▸ **What the exercise asks**:
Reproduce, character for character, the lines below from the first through the one with "import matplotlib.pyplot as plt". Leave pictures out.

▸ **Data rows**:
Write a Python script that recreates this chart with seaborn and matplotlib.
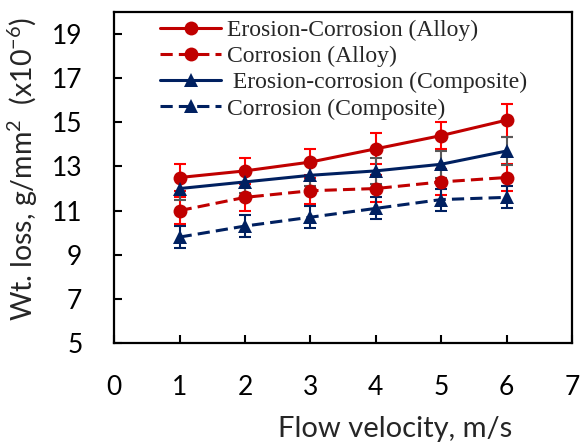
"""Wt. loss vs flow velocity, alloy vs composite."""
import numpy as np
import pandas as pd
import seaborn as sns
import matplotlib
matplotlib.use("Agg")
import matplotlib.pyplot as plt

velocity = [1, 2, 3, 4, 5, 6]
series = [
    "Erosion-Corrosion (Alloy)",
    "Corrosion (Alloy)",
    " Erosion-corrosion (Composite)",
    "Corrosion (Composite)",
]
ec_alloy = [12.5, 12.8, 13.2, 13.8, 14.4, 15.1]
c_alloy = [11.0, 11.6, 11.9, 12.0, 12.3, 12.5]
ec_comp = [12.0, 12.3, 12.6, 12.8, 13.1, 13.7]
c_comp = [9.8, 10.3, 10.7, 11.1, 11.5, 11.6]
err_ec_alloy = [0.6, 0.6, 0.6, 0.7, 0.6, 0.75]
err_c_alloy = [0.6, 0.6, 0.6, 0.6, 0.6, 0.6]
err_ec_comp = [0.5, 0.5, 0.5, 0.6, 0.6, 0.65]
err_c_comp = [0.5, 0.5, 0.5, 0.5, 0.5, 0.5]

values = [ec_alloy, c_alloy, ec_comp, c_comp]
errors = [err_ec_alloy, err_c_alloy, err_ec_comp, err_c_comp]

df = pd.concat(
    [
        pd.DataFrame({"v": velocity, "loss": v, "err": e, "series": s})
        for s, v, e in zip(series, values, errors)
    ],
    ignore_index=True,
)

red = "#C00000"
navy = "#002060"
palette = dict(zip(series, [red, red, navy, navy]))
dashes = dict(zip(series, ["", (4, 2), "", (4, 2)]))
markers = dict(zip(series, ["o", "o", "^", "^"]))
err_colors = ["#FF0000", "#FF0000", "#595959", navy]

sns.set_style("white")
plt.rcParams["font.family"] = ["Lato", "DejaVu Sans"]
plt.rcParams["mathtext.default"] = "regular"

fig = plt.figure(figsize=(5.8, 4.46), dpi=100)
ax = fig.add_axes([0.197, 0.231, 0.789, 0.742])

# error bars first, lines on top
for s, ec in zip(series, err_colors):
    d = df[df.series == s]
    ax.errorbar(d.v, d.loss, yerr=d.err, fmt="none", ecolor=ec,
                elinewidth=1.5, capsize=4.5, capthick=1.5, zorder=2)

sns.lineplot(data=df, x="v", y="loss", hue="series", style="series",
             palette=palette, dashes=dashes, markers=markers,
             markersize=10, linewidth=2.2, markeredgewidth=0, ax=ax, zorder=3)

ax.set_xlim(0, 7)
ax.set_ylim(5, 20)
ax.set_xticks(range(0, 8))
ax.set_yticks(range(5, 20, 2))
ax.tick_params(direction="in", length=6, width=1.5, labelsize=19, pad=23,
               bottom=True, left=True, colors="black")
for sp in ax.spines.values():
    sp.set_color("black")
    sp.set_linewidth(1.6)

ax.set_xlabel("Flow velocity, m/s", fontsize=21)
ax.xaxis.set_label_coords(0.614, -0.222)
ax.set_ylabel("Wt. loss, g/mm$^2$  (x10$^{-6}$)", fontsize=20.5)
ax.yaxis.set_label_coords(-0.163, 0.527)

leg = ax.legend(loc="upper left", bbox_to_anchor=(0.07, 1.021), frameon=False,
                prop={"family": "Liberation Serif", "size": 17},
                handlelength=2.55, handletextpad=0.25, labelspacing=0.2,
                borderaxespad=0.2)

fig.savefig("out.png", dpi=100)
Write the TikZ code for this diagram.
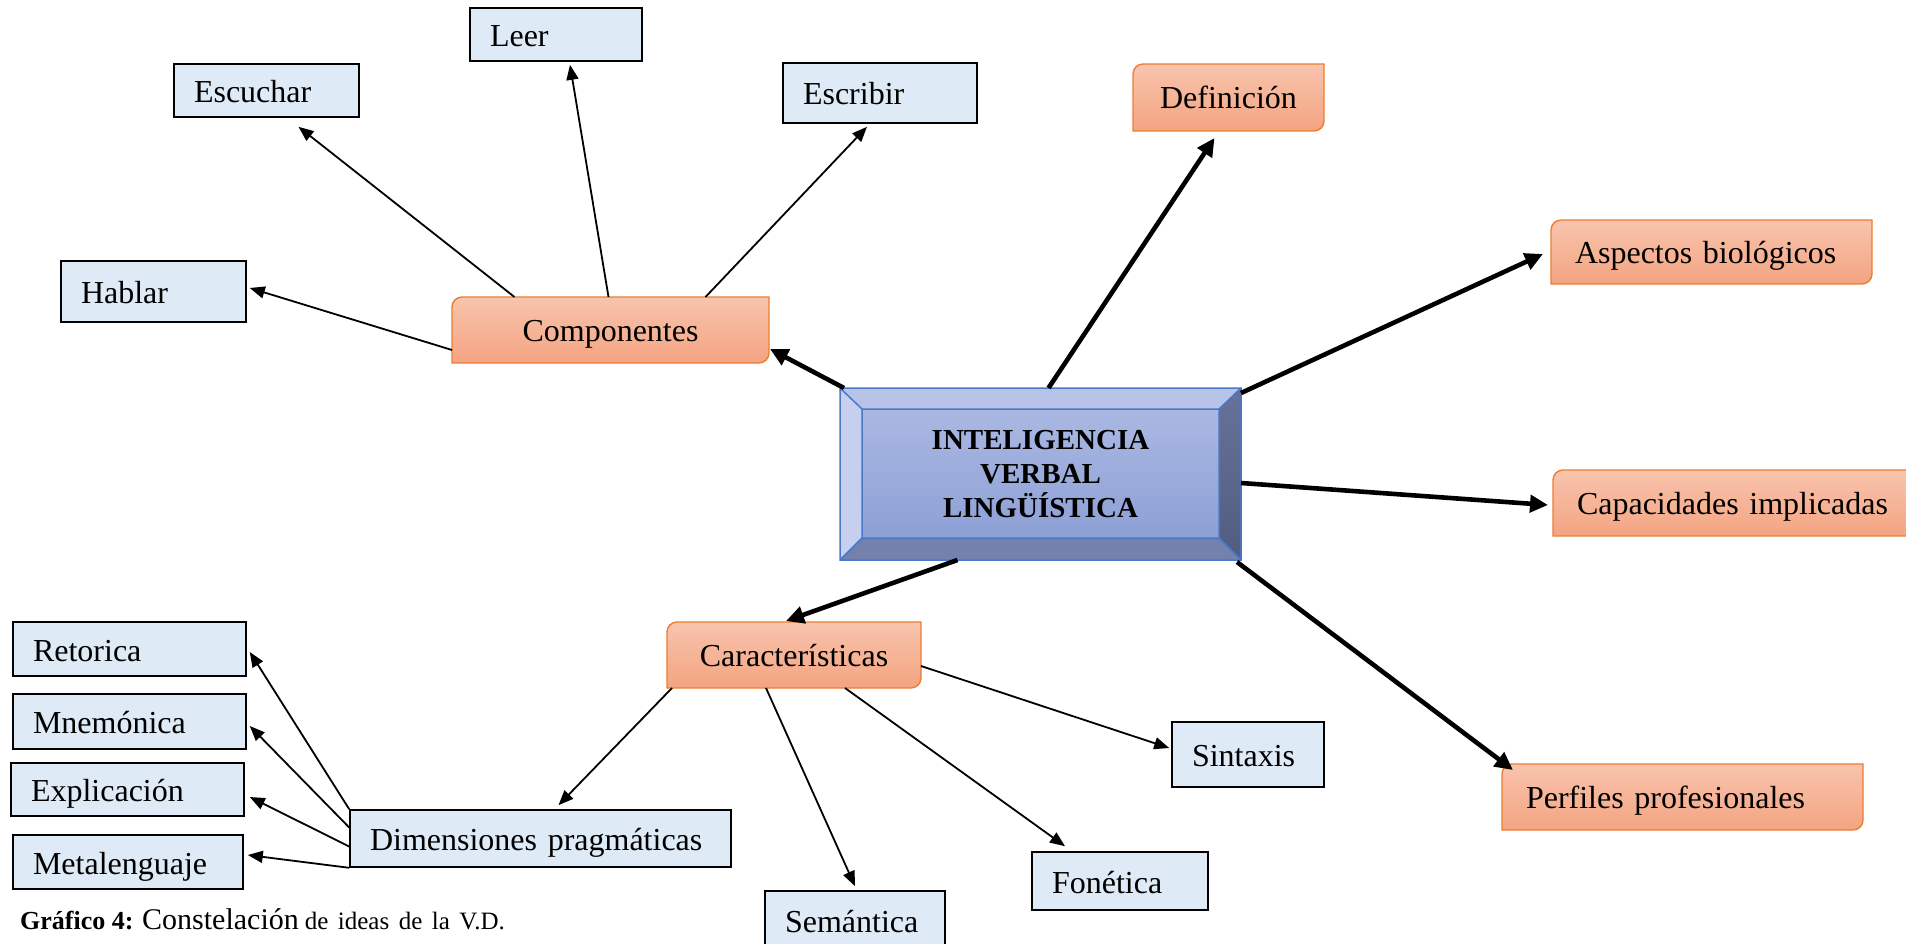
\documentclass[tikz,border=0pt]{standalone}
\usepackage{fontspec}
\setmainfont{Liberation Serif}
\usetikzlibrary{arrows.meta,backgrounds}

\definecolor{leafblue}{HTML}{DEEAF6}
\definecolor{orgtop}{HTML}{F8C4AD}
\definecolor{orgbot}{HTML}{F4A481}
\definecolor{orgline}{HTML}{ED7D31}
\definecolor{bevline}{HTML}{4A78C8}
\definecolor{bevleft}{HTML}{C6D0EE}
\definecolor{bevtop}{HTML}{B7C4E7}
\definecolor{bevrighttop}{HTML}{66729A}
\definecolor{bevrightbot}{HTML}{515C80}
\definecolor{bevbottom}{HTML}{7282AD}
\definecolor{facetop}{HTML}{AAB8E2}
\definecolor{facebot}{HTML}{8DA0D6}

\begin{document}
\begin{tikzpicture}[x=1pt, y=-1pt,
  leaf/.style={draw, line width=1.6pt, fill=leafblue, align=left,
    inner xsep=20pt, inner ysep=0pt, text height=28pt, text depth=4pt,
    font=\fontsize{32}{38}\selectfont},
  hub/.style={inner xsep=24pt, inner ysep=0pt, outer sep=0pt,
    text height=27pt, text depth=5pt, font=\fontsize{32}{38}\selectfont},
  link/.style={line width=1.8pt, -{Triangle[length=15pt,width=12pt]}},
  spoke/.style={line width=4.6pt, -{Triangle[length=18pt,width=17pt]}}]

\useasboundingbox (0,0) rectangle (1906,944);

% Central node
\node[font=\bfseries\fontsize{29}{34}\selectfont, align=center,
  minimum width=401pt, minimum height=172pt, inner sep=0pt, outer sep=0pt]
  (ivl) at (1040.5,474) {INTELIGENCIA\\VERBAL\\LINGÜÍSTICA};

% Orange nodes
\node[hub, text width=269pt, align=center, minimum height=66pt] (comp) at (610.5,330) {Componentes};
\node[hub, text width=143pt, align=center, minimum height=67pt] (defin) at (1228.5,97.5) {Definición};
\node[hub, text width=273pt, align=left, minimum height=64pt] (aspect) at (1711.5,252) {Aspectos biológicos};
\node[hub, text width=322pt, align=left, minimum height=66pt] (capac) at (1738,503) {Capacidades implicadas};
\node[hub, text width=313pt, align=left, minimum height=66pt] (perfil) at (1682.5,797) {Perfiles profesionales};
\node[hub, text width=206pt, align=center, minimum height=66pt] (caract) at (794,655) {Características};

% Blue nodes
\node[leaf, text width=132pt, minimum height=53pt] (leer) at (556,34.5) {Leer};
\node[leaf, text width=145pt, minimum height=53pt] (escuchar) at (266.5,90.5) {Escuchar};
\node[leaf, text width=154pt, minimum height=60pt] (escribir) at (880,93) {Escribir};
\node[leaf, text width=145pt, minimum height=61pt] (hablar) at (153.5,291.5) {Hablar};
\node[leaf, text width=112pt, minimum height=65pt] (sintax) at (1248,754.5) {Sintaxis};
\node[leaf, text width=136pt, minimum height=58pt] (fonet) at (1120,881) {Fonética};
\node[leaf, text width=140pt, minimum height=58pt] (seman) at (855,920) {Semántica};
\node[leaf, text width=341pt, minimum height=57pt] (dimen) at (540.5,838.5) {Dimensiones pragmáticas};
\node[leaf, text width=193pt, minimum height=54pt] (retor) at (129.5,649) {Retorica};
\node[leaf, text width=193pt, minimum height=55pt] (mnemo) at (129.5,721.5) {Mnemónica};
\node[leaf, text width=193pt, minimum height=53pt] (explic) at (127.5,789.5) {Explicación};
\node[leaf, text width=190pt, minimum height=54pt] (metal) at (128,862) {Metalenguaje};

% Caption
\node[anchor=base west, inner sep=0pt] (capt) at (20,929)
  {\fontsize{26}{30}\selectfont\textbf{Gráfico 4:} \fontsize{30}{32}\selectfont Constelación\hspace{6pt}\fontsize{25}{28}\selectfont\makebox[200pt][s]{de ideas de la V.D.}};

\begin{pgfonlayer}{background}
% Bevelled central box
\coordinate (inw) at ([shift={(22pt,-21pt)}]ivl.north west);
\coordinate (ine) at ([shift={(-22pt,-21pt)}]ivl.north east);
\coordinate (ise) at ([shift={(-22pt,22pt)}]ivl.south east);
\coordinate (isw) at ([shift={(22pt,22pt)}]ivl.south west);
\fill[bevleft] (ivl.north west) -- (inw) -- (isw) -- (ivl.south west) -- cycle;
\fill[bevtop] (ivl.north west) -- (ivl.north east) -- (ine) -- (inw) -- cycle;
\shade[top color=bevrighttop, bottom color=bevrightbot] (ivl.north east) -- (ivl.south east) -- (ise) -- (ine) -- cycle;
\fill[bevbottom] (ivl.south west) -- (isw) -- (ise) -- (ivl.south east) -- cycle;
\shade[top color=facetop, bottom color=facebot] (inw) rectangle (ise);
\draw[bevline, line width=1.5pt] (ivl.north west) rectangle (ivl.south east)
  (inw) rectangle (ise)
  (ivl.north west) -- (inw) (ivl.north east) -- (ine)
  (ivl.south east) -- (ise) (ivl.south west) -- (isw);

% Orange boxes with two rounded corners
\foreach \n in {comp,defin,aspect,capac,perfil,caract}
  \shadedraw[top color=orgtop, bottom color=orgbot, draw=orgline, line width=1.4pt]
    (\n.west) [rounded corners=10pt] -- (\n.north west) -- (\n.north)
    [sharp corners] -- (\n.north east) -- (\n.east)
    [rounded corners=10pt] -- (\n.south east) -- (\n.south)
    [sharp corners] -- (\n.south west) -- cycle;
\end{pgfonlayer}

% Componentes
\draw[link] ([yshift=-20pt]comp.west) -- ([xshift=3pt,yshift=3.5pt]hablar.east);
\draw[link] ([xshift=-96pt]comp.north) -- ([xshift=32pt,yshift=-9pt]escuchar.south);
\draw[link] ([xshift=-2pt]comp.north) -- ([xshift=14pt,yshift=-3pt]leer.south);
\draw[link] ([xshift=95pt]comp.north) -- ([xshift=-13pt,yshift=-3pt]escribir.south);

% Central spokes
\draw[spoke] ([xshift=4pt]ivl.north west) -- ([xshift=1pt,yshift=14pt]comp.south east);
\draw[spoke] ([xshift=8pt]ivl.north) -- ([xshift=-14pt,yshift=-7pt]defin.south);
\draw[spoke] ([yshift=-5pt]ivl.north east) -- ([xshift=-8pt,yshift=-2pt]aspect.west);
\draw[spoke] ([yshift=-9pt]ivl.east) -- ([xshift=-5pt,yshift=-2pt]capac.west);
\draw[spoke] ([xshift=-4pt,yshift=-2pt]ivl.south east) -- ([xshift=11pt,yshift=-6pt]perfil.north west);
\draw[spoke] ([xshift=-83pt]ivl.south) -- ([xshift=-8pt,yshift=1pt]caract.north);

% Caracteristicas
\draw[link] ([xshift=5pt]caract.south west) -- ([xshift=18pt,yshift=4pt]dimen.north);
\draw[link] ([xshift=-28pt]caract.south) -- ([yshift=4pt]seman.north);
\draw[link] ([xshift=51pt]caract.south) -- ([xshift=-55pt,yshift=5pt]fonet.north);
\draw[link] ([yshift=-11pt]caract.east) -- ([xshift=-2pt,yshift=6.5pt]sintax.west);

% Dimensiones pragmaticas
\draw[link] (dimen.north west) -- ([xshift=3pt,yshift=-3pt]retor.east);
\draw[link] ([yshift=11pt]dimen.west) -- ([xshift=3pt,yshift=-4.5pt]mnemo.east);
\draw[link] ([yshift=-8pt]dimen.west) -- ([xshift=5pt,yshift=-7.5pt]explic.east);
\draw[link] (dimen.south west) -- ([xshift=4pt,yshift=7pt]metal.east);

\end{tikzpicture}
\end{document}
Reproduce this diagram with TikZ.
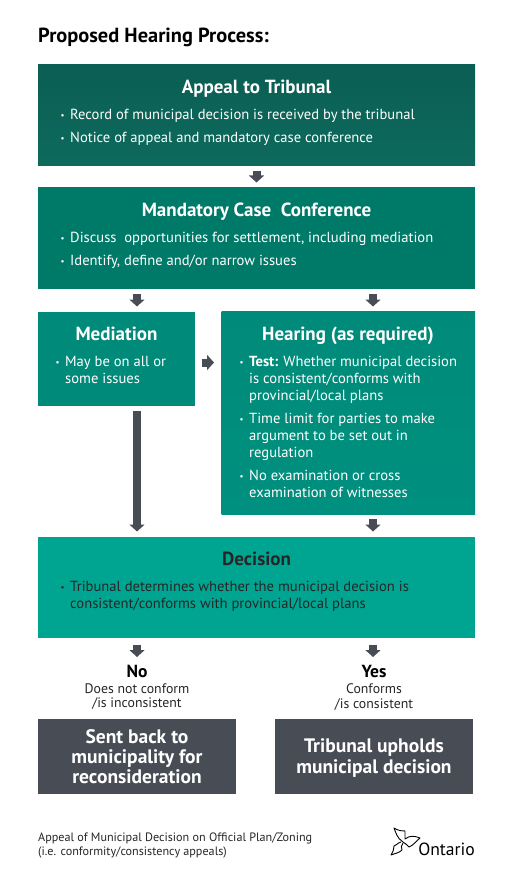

▸ **Answer for this exercise**:
Write a Python script that recreates this chart with seaborn and matplotlib.
"""Wt. loss vs flow velocity, alloy vs composite."""
import numpy as np
import pandas as pd
import seaborn as sns
import matplotlib
matplotlib.use("Agg")
import matplotlib.pyplot as plt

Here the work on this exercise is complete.